— Start of RECORD SET —
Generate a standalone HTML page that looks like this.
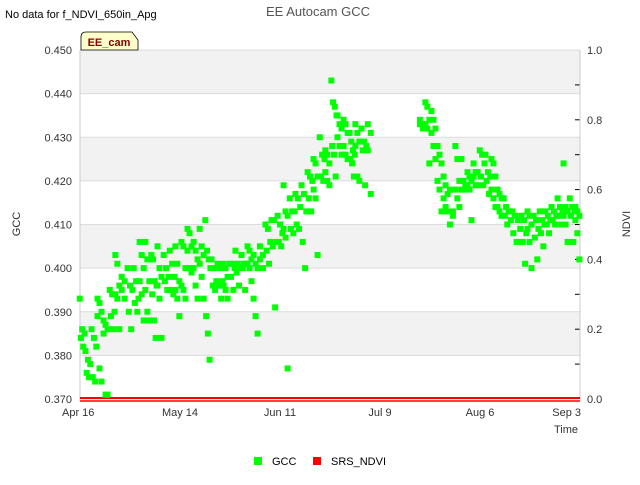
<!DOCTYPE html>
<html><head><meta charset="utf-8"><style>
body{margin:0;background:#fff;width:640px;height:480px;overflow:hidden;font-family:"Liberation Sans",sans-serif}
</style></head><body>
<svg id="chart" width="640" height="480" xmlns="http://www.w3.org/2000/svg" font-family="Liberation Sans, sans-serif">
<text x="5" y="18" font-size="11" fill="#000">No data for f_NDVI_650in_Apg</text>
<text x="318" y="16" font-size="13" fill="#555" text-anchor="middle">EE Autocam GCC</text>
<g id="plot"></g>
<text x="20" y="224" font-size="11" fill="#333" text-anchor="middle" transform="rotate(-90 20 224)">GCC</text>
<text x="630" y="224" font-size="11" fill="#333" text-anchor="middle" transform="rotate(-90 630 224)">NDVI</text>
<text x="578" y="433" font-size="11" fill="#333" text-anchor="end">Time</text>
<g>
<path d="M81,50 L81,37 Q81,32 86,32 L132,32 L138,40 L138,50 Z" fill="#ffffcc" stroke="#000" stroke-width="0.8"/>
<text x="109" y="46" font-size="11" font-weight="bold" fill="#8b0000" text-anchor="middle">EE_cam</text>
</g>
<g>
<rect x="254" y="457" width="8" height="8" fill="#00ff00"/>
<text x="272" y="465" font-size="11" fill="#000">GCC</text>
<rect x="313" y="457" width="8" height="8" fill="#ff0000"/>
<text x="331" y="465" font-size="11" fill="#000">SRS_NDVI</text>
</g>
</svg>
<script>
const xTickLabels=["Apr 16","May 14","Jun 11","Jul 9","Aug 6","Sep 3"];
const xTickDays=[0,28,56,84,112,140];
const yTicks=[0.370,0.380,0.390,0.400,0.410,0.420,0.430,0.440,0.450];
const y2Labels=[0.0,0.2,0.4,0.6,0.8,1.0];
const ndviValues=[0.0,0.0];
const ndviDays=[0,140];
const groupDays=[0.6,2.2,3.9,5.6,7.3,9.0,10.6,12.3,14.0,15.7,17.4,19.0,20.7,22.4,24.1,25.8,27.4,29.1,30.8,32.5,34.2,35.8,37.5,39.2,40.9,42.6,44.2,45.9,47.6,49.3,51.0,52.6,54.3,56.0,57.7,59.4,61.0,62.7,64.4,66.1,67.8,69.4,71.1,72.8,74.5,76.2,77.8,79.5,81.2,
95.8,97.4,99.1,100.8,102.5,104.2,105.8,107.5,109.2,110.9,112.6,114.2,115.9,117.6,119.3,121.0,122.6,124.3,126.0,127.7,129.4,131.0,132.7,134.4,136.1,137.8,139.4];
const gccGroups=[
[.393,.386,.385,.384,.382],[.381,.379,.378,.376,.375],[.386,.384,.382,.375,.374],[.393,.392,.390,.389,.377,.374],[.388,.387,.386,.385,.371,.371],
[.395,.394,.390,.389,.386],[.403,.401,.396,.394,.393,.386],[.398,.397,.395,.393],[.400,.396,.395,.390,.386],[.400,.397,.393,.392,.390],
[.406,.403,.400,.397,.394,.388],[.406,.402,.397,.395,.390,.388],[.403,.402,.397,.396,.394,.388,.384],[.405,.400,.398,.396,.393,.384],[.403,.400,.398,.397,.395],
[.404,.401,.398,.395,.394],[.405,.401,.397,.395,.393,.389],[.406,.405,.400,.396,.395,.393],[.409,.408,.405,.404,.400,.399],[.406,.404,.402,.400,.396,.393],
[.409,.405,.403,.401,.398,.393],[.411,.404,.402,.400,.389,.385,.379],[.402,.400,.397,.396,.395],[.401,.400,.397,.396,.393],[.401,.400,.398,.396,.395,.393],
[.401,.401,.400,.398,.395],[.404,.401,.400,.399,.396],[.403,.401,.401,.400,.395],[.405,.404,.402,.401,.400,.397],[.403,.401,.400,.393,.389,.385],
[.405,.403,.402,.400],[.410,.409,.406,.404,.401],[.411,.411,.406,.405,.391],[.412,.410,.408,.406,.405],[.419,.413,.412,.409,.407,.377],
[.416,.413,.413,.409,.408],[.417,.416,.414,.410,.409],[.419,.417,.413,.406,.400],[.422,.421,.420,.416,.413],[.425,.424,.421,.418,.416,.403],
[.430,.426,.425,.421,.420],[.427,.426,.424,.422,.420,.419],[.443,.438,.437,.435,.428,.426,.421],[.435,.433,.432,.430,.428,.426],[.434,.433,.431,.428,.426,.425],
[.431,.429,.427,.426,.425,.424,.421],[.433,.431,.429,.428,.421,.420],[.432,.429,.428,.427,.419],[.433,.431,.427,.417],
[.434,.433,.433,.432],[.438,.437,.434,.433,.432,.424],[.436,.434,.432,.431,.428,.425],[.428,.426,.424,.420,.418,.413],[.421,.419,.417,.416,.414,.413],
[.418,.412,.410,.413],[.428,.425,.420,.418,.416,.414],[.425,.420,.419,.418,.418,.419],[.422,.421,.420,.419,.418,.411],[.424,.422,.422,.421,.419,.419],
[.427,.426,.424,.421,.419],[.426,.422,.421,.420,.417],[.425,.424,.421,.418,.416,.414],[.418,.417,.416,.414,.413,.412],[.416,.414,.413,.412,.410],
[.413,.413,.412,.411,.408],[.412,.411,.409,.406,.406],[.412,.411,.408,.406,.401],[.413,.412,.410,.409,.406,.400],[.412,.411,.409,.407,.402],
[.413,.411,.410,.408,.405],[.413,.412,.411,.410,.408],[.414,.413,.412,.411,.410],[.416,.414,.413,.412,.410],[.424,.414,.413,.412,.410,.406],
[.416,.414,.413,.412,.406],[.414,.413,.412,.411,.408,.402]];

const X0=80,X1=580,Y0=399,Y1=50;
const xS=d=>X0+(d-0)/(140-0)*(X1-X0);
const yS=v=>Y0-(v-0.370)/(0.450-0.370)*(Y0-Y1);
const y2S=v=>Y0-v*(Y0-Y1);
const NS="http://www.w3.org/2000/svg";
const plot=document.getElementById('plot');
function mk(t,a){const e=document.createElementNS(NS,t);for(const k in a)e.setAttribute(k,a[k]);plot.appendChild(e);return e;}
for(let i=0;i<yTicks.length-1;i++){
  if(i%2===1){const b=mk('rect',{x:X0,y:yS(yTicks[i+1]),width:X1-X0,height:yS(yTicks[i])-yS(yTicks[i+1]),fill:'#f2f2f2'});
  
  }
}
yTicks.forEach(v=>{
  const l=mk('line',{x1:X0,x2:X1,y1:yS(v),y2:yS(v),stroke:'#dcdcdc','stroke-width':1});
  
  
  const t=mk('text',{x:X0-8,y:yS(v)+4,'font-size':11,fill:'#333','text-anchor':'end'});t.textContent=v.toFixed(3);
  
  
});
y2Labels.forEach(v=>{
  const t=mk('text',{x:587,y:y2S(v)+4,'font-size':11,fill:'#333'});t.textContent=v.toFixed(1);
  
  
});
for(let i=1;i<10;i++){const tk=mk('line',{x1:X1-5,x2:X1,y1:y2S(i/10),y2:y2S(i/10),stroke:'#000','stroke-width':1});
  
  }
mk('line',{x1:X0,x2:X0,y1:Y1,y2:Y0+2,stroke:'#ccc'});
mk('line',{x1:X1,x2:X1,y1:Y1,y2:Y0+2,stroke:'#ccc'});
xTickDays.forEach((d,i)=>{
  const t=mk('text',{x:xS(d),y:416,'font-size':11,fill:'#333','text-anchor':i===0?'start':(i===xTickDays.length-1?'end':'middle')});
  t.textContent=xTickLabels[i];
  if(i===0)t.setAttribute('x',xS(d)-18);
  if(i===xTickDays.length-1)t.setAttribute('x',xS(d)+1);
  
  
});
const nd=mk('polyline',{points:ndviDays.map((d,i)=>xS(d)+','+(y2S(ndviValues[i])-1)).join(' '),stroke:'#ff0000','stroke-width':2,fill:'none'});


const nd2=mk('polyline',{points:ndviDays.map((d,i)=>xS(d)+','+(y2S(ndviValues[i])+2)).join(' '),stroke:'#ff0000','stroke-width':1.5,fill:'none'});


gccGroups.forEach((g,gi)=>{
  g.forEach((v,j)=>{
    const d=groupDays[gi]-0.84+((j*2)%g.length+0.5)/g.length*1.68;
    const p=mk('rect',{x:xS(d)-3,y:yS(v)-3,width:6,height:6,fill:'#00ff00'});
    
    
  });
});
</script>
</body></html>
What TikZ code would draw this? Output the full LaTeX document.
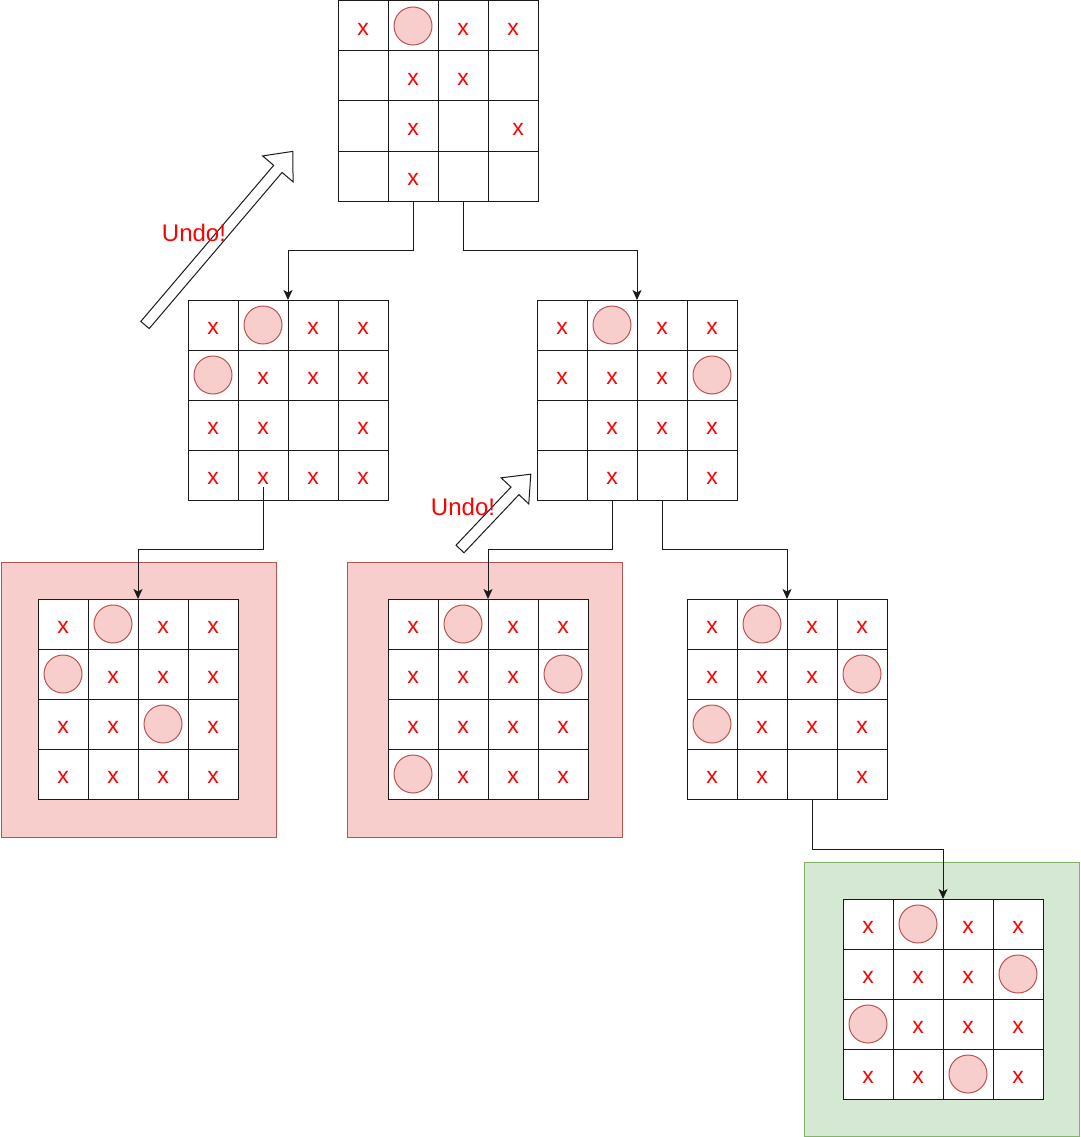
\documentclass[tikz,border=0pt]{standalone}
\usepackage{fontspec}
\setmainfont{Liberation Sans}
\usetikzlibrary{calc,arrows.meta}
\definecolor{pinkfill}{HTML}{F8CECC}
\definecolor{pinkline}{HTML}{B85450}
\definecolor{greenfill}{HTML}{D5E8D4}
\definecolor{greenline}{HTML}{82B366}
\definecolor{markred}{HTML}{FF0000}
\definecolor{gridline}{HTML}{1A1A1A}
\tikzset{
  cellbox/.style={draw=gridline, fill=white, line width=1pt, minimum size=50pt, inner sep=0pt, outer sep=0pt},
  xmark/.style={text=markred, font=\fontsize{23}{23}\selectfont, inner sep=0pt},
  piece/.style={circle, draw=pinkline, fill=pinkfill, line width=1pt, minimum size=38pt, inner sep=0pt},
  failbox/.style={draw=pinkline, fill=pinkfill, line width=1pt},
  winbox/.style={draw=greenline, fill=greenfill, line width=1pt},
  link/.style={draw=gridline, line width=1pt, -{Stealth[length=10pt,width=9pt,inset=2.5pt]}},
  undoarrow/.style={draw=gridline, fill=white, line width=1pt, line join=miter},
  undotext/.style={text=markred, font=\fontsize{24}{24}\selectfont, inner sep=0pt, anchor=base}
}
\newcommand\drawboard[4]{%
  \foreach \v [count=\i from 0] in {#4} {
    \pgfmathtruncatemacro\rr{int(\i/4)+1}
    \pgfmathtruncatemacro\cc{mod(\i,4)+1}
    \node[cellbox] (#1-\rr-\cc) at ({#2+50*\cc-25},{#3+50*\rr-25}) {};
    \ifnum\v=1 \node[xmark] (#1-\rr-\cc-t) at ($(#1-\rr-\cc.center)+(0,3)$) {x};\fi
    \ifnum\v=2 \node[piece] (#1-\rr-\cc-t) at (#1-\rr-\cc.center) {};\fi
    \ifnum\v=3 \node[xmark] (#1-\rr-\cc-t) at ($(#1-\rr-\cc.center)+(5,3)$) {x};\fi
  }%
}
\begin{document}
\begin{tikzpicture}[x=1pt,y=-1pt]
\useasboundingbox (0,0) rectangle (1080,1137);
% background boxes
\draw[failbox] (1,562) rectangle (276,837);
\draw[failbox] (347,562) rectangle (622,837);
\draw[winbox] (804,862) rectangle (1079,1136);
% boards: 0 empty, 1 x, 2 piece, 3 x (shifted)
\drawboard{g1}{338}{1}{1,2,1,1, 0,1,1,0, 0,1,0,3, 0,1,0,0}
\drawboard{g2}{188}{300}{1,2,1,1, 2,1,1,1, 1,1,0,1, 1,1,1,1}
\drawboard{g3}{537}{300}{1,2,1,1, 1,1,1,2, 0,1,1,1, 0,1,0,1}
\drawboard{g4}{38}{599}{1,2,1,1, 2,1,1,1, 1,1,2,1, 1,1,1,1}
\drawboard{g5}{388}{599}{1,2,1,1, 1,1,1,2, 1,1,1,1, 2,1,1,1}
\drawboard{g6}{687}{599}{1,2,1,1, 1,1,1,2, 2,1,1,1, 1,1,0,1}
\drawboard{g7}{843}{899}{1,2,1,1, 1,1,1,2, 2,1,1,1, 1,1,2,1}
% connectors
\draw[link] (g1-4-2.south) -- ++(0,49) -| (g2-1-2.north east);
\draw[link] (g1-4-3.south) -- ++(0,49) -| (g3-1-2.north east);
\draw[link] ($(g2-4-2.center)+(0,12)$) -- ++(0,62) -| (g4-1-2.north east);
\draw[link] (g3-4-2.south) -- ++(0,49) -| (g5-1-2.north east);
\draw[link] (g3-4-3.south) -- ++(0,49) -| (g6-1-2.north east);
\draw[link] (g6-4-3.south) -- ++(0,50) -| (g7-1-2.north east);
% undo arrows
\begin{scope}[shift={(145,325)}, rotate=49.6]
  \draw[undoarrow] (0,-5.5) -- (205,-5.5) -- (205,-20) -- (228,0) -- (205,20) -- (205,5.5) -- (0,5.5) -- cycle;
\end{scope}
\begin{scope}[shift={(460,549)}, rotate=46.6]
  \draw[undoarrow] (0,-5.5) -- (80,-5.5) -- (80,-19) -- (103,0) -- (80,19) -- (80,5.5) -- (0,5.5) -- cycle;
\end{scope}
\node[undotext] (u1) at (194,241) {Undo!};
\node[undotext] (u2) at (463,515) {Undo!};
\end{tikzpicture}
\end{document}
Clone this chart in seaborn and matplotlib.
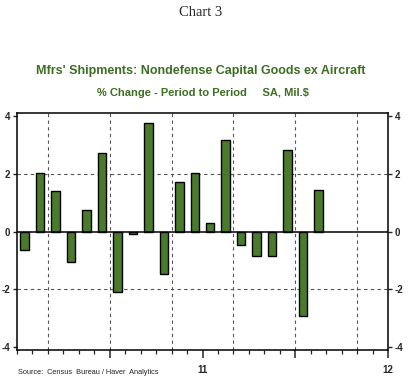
— End of RECORD SET —
SET TASK :: Each line in the listing above that contains "chart" should be copied.

WRITTEN RESPONSE ::
<svg id="chart" width="640" height="480" xmlns="http://www.w3.org/2000/svg" font-family="Liberation Sans, sans-serif">
Clone this chart in seaborn and matplotlib.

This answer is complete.